Proseguono le celebrazioni per il cinquantenario del Nucleo Tutela Patrimonio Culturale dell’Arma dei Carabinieri: istituito il 3 maggio del 1969, questa speciale sezione delle forze di polizia nazionali, da decenni ormai, recupera porzioni del nostro passato e lo sottrae a traffici illeciti e, spesso, anche all’oblio, poiché pezzi pregiati, quadri, reperti archeologici e altre tipologie di manufatti se non fossero recuperati dai carabinieri del TPC, potrebbero essere apprezzati solo da pochi, quando invece appartengono all’umanità.
Questo insostituibile e prezioso lavoro di ricerca e tutela è ricordato con la nuova mostra inaugurata a Palazzo Pitti lo scorso 23 giugno, Storie di pagine dipinte. Miniature recuperate dai Carabinieri: ben quaranta le opere recuperate grazie allo sforzo del nucleo speciale dell’Arma ed esposte nel percorso espositivo, visitabile fino al 4 ottobre. Gli antichi codici e le pagine superstiti di quelli, purtroppo, distrutti e dispersi dai trafficanti d’arte coprono un arco temporale che va dal Duecento fino al Rinascimento. Provenienti dalla Toscana e dall’Umbria, i libri miniati portano la firma di grandi artisti dell’epoca come il Maestro di Sant’Alessio in Bigiano, Pacino di Bonaguida, allievo di Giotto, e Attavante degli Attavanti con Monte di Giovanni, tra i più celebri miniaturisti ai tempi di Lorenzo il Magnifico.
Le opere trafugate possono raccontare davvero delle storie incredibili, e allo stesso tempo anche infelici perché, sovente, segnano la perdita definitiva di un bene di inestimabile pregio: è il caso dei venti libri trafugati dall’Abbazia di Monte Oliveto a Siena, rubati nel 1975. I ladri in fuga smembrarono i codici trafugati, parte nascondendoli nel letame, un’altra porzione gettata via, mentre le pagine miniate immesse sul mercato illecito. Il lieto fine, questa volta, però c’è stato: i codici, anche se danneggiati, grazie ai Carabinieri, sono tornati a Monte Oliveto.

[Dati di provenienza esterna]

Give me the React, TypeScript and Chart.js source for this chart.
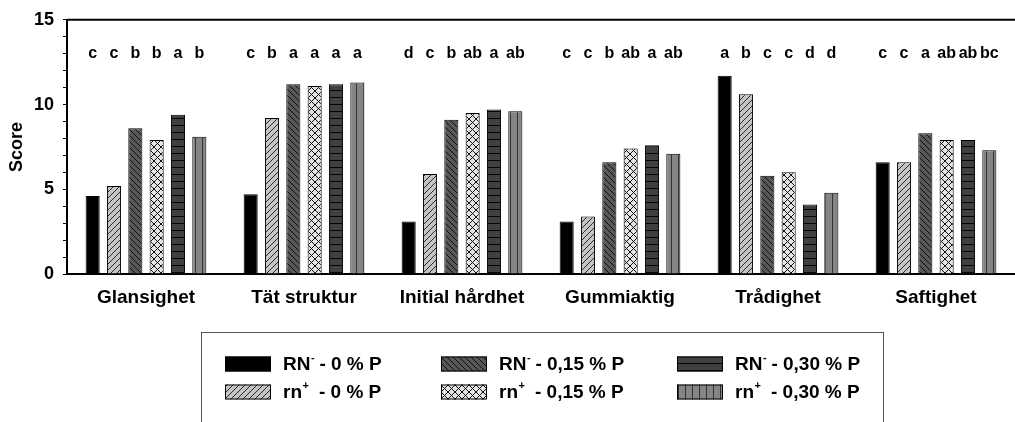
import { useEffect, useRef } from "react";
import { Chart, registerables } from "chart.js";

Chart.register(...registerables);

const categories = ["Glansighet", "Tät struktur", "Initial hårdhet", "Gummiaktig", "Trådighet", "Saftighet"];

const rnMinus0 = [4.6, 4.7, 3.1, 3.1, 11.7, 6.6];
const rnPlus0 = [5.2, 9.2, 5.9, 3.4, 10.6, 6.6];
const rnMinus015 = [8.6, 11.2, 9.1, 6.6, 5.8, 8.3];
const rnPlus015 = [7.9, 11.1, 9.5, 7.4, 6.0, 7.9];
const rnMinus030 = [9.4, 11.2, 9.7, 7.6, 4.1, 7.9];
const rnPlus030 = [8.1, 11.3, 9.6, 7.1, 4.8, 7.3];

const lettersRnMinus0 = ["c", "c", "d", "c", "a", "c"];
const lettersRnPlus0 = ["c", "b", "c", "c", "b", "c"];
const lettersRnMinus015 = ["b", "a", "b", "b", "c", "a"];
const lettersRnPlus015 = ["b", "a", "ab", "ab", "c", "ab"];
const lettersRnMinus030 = ["a", "a", "a", "a", "d", "ab"];
const lettersRnPlus030 = ["b", "a", "ab", "ab", "d", "bc"];

const seriesBase = ["RN", "rn", "RN", "rn", "RN", "rn"];
const seriesSup = ["-", "+", "-", "+", "-", "+"];
const seriesRest = [" - 0 % P", "  - 0 % P", " - 0,15 % P", "  - 0,15 % P", " - 0,30 % P", "  - 0,30 % P"];

const yTicksMin = 0;
const yTicksMax = 15;
const letterLevel = 13;

const FONT = "'Liberation Sans', Arial, Helvetica, sans-serif";

function makePattern(kind: string, bg: string, fg: string): CanvasPattern | string {
  if (kind === "solid") return bg;
  const s = kind === "h" || kind === "v" || kind === "x" ? 7 : 6;
  const c = document.createElement("canvas");
  c.width = s;
  c.height = s;
  const g = c.getContext("2d")!;
  g.fillStyle = bg;
  g.fillRect(0, 0, s, s);
  g.strokeStyle = fg;
  g.lineWidth = 1;
  g.beginPath();
  if (kind === "/" || kind === "x") {
    g.moveTo(-1, s + 1); g.lineTo(s + 1, -1);
    g.moveTo(-1, 1); g.lineTo(1, -1);
    g.moveTo(s - 1, s + 1); g.lineTo(s + 1, s - 1);
  }
  if (kind === "\\" || kind === "x") {
    g.moveTo(-1, -1); g.lineTo(s + 1, s + 1);
    g.moveTo(s - 1, -1); g.lineTo(s + 1, 1);
    g.moveTo(-1, s - 1); g.lineTo(1, s + 1);
  }
  if (kind === "h") { g.moveTo(0, s - 0.5); g.lineTo(s, s - 0.5); }
  if (kind === "v") { g.moveTo(s - 0.5, 0); g.lineTo(s - 0.5, s); }
  g.stroke();
  return g.createPattern(c, "repeat")!;
}

export default function App() {
  const ref = useRef<HTMLCanvasElement | null>(null);

  useEffect(() => {
    const canvas = ref.current;
    if (!canvas) return;
    const series = [rnMinus0, rnPlus0, rnMinus015, rnPlus015, rnMinus030, rnPlus030];
    const letters = [lettersRnMinus0, lettersRnPlus0, lettersRnMinus015, lettersRnPlus015, lettersRnMinus030, lettersRnPlus030];
    const fills = [
      makePattern("solid", "#000000", "#000"),
      makePattern("/", "#c4c4c4", "#2a2a2a"),
      makePattern("\\", "#585858", "#111111"),
      makePattern("x", "#e4e4e4", "#111111"),
      makePattern("h", "#404040", "#050505"),
      makePattern("v", "#858585", "#333333"),
    ];

    const overlay = {
      id: "overlay",
      afterDraw(chart: any) {
        const ctx = chart.ctx;
        const area = chart.chartArea;
        const yScale = chart.scales.y;
        ctx.save();
        ctx.strokeStyle = "#000";
        ctx.lineWidth = 2;
        ctx.beginPath();
        ctx.moveTo(area.left, area.top);
        ctx.lineTo(area.right, area.top);
        ctx.stroke();

        ctx.fillStyle = "#000";
        ctx.font = `bold 16px ${FONT}`;
        ctx.textAlign = "center";
        ctx.textBaseline = "middle";
        const ly = yScale.getPixelForValue(letterLevel);
        series.forEach((_, i) => {
          const meta = chart.getDatasetMeta(i);
          meta.data.forEach((bar: any, j: number) => {
            ctx.fillText(letters[i][j], bar.x, ly);
          });
        });

        ctx.strokeStyle = "#555";
        ctx.lineWidth = 1;
        ctx.strokeRect(201.5, 332.5, 682, 150);
        const colX = [225, 441, 677];
        const rowY = [364, 392];
        series.forEach((_, i) => {
          const col = Math.floor(i / 2);
          const row = i % 2;
          const x = colX[col];
          const y = rowY[row];
          ctx.fillStyle = fills[i] as any;
          ctx.fillRect(x, y - 7.5, 46, 15);
          ctx.strokeStyle = "#000";
          ctx.lineWidth = 1;
          ctx.strokeRect(x + 0.5, y - 7, 45, 14);
          ctx.fillStyle = "#000";
          ctx.textAlign = "left";
          ctx.textBaseline = "middle";
          let tx = x + 58;
          ctx.font = `bold 19px ${FONT}`;
          ctx.fillText(seriesBase[i], tx, y + 1);
          tx += ctx.measureText(seriesBase[i]).width;
          ctx.font = `bold 11px ${FONT}`;
          ctx.fillText(seriesSup[i], tx + 0.5, y - 6);
          tx += ctx.measureText(seriesSup[i]).width;
          ctx.font = `bold 19px ${FONT}`;
          ctx.fillText(seriesRest[i], tx, y + 1);
        });
        ctx.restore();
      },
    };

    const chart = new Chart(canvas, {
      type: "bar",
      data: {
        labels: categories,
        datasets: series.map((d, i) => ({
          label: seriesBase[i] + seriesSup[i] + seriesRest[i],
          data: d,
          backgroundColor: fills[i] as any,
          borderColor: "#000",
          borderWidth: 1,
          categoryPercentage: 0.81,
          barPercentage: 0.66,
        })),
      },
      options: {
        animation: false,
        responsive: false,
        layout: { padding: { top: 19, left: 0, right: 0, bottom: 0 } },
        plugins: { legend: { display: false }, tooltip: { enabled: false } },
        scales: {
          x: {
            grid: { display: false, drawTicks: false },
            border: { display: true, color: "#000", width: 2 },
            ticks: {
              color: "#000",
              font: { family: FONT, size: 19, weight: "bold" },
              padding: 12,
              maxRotation: 0,
              autoSkip: false,
            },
            afterFit: (s: any) => { s.height = 148; },
          },
          y: {
            min: yTicksMin,
            max: yTicksMax,
            ticks: {
              stepSize: 1,
              autoSkip: false,
              callback: (v: any) => (Number(v) % 5 === 0 ? String(v) : ""),
              color: "#000",
              font: { family: FONT, size: 18, weight: "bold" },
              padding: 9,
            },
            grid: { display: true, drawOnChartArea: false, drawTicks: true, tickLength: 4, color: "#000" },
            border: { display: true, color: "#000", width: 2 },
            title: {
              display: true,
              text: "Score",
              color: "#000",
              font: { family: FONT, size: 18, weight: "bold" },
              padding: { top: 6, bottom: 0 },
            },
            afterFit: (s: any) => { s.width = 67; },
          },
        },
      },
      plugins: [overlay],
    });
    return () => chart.destroy();
  }, []);

  return (
    <div style={{ position: "absolute", left: 0, top: 0, width: 1015, height: 422, background: "#fff" }}>
      <canvas ref={ref} width={1015} height={422} />
    </div>
  );
}
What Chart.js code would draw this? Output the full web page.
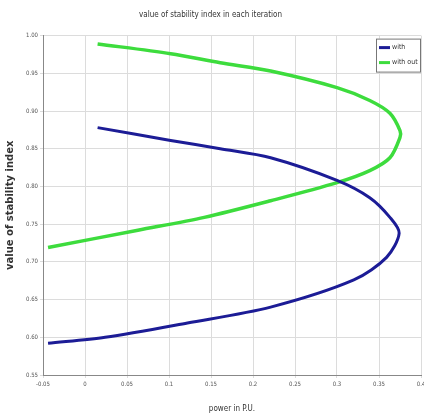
<!DOCTYPE html>
<html lang="en">
<head>
    <meta charset="UTF-8">
    <title>value of stability index in each iteration</title>
    <script src="https://cdn.jsdelivr.net/npm/chart.js"></script>
    <style>
        * { margin: 0; padding: 0; box-sizing: border-box; }
        body { background: #fff; width: 424px; height: 418px; overflow: hidden; }
        .chart-box { position: relative; width: 424px; height: 418px; }
    </style>
</head>
<body>
    <div class="chart-box">
        <canvas id="myChart"></canvas>
    </div>

    <script>
        // Data (power in P.U. vs stability index)
        const seriesNames = ['with', 'with out'];
        const withX = [0.015, 0.102, 0.161, 0.221, 0.300, 0.339, 0.363, 0.374, 0.359, 0.320, 0.221, 0.122, 0.024, -0.044];
        const withY = [0.878, 0.861, 0.850, 0.838, 0.808, 0.785, 0.759, 0.738, 0.706, 0.676, 0.640, 0.619, 0.600, 0.592];
        const withoutX = [0.015, 0.102, 0.161, 0.221, 0.300, 0.339, 0.363, 0.375, 0.375, 0.363, 0.339, 0.300, 0.221, 0.142, 0.063, -0.044];
        const withoutY = [0.989, 0.976, 0.964, 0.953, 0.931, 0.914, 0.897, 0.874, 0.865, 0.838, 0.821, 0.805, 0.781, 0.759, 0.742, 0.719];
        const xTicks = [-0.05, 0, 0.05, 0.1, 0.15, 0.2, 0.25, 0.3, 0.35, 0.4];
        const yTicks = [0.55, 0.6, 0.65, 0.7, 0.75, 0.8, 0.85, 0.9, 0.95, 1.0];

        const colors = ['#1c1c96', '#3ddc3d'];

        function toPoints(xs, ys) {
            return xs.map((x, i) => ({ x: x, y: ys[i] }));
        }

        // legend box drawn inside the plot, top right like the original
        const boxLegend = {
            id: 'boxLegend',
            afterDraw(chart) {
                const c = chart.ctx;
                const a = chart.chartArea;
                const w = 44, h = 33;
                const x0 = a.right - w - 1, y0 = a.top + 3;
                c.save();
                c.fillStyle = '#fff';
                c.fillRect(x0, y0, w, h);
                c.strokeStyle = '#777';
                c.lineWidth = 1;
                c.strokeRect(x0 + 0.5, y0 + 0.5, w, h);
                c.font = '7px "Liberation Sans Narrow", "DejaVu Sans Condensed", sans-serif';
                c.textBaseline = 'middle';
                seriesNames.forEach((name, i) => {
                    const yy = y0 + 9 + i * 15;
                    c.strokeStyle = colors[i];
                    c.lineWidth = 3;
                    c.beginPath();
                    c.moveTo(x0 + 3, yy);
                    c.lineTo(x0 + 14, yy);
                    c.stroke();
                    c.fillStyle = '#333';
                    c.fillText(name, x0 + 16, yy);
                });
                c.restore();
            }
        };

        const ctx = document.getElementById('myChart').getContext('2d');
        const tickFont = { size: 6, family: '"Liberation Sans Narrow", "DejaVu Sans Condensed", sans-serif' };

        new Chart(ctx, {
            type: 'line',
            data: {
                datasets: [
                    {
                        label: seriesNames[0],
                        data: toPoints(withX, withY),
                        borderColor: colors[0],
                        borderWidth: 3,
                        pointRadius: 0,
                        tension: 0.3,
                        fill: false
                    },
                    {
                        label: seriesNames[1],
                        data: toPoints(withoutX, withoutY),
                        borderColor: colors[1],
                        borderWidth: 3.5,
                        pointRadius: 0,
                        tension: 0.3,
                        fill: false
                    }
                ]
            },
            options: {
                responsive: true,
                maintainAspectRatio: false,
                animation: false,
                layout: { padding: { left: 0, right: 3, top: 0, bottom: 0 } },
                plugins: {
                    legend: { display: false },
                    tooltip: { enabled: false },
                    title: {
                        display: true,
                        text: 'value of stability index in each iteration',
                        color: '#333',
                        font: { size: 8, weight: 'normal', family: '"Liberation Sans Narrow", "DejaVu Sans Condensed", sans-serif' },
                        padding: { top: 10, bottom: 16 }
                    }
                },
                scales: {
                    x: {
                        type: 'linear',
                        min: -0.05,
                        max: 0.4,
                        afterBuildTicks: s => { s.ticks = xTicks.map(v => ({ value: v })); },
                        afterFit: s => { s.height = 43; s.paddingRight = 0; s.paddingLeft = 0; },
                        ticks: {
                            color: '#555',
                            font: tickFont,
                            maxRotation: 0,
                            autoSkip: false,
                            padding: 3,
                            callback: v => String(Math.round(v * 100) / 100)
                        },
                        grid: { color: '#dcdcdc', lineWidth: 1, tickLength: 3 },
                        border: { color: '#888' },
                        title: {
                            display: true,
                            text: 'power in P.U.',
                            color: '#333',
                            font: { size: 8, family: '"Liberation Sans Narrow", "DejaVu Sans Condensed", sans-serif' },
                            padding: { top: 6 }
                        }
                    },
                    y: {
                        type: 'linear',
                        min: 0.55,
                        max: 1.0,
                        afterBuildTicks: s => { s.ticks = yTicks.map(v => ({ value: v })); },
                        afterFit: s => { s.width = 43; },
                        ticks: {
                            color: '#555',
                            font: tickFont,
                            autoSkip: false,
                            padding: 2,
                            callback: v => v.toFixed(2)
                        },
                        grid: { color: '#dcdcdc', lineWidth: 1, tickLength: 3 },
                        border: { color: '#888' },
                        title: {
                            display: true,
                            text: 'value of stability index',
                            color: '#333',
                            font: { size: 10, weight: 'bold', family: '"DejaVu Sans", sans-serif' },
                            padding: { bottom: 1 }
                        }
                    }
                }
            },
            plugins: [boxLegend]
        });
    </script>
</body>
</html>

L’atmosfera soffusa presente in mostra pone ben in evidenza la bellezza e i colori fulgidi dei codici, custoditi nelle teche espositive. Nel percorso di visita anche un pannello con tecnologia touch che può essere adoperato dai visitatori e riporta le vignette dell’illustratrice Vanna Vinci, che illustrano il lavoro e i successi del TPC. La mostra, inoltre, è l’esito finale del lavoro svolto da specializzandi e dottorandi della scuola di specializzazione in Storia della Miniatura dell’Università degli Studi di Firenze, coordinati dalla professoressa Sonia Chiodo, curatrice della mostra. I ragazzi, di concerto con i Carabinieri, hanno rintracciato e narrato le storie dei codici miniati recuperati, andando ad arricchire la Banca Dati del TPC, costituita per rintracciare le opere mancanti, ancora da ritrovare.
A presenziare la conferenza stampa il direttore del Polo Museale Gallerie degli Uffizi, Eike Schmidt, con il generale Roberto Riccardi, comandante del Nucleo Tutela Patrimonio Culturale e la professoressa Sonia Chiodo. Il generale Riccardi ha cominciato il suo intervento con una frase dello scrittore latino Terenzio: “Tutto quello che appartiene al genere umano, mi riguarda”, che è anche la filosofia seguita dal TPC, recuperare anche le più piccole testimonianze artistiche dell’uomo perché sono beni che appartengono a tutti.
“Il nostro lavoro è fatto di ricerca, catalogazione e ricostruzione storica, necessari per l’indagine sul bene da recuperare”, ha affermato il generale Riccardi, “da sempre, lavoriamo in sinergia con le forze di polizie e le magistrature di altri paesi poiché l’Italia è da considerare un alfiere della diplomazia culturale: affinchè il bene ritorni nel nostro Paese, bisogna accordarsi con l’attuale proprietario, anche se illecito”.
“Quelli esposti in mostra sono Graduali, Antifonari e Salteri”, ha spiegato la professoressa Chiodo, “ovvero libri contenenti i canti liturgici e le celebrazioni quotidiane. Un codice poteva contenere fino a sessanta miniature. Per i trafficanti d’arte immettere un singolo pezzo sul mercato, significa ricavare un guadagno maggiore. Le pagine recuperate per la mostra, quindi, possono essere considerate dei relitti di un naufragio”.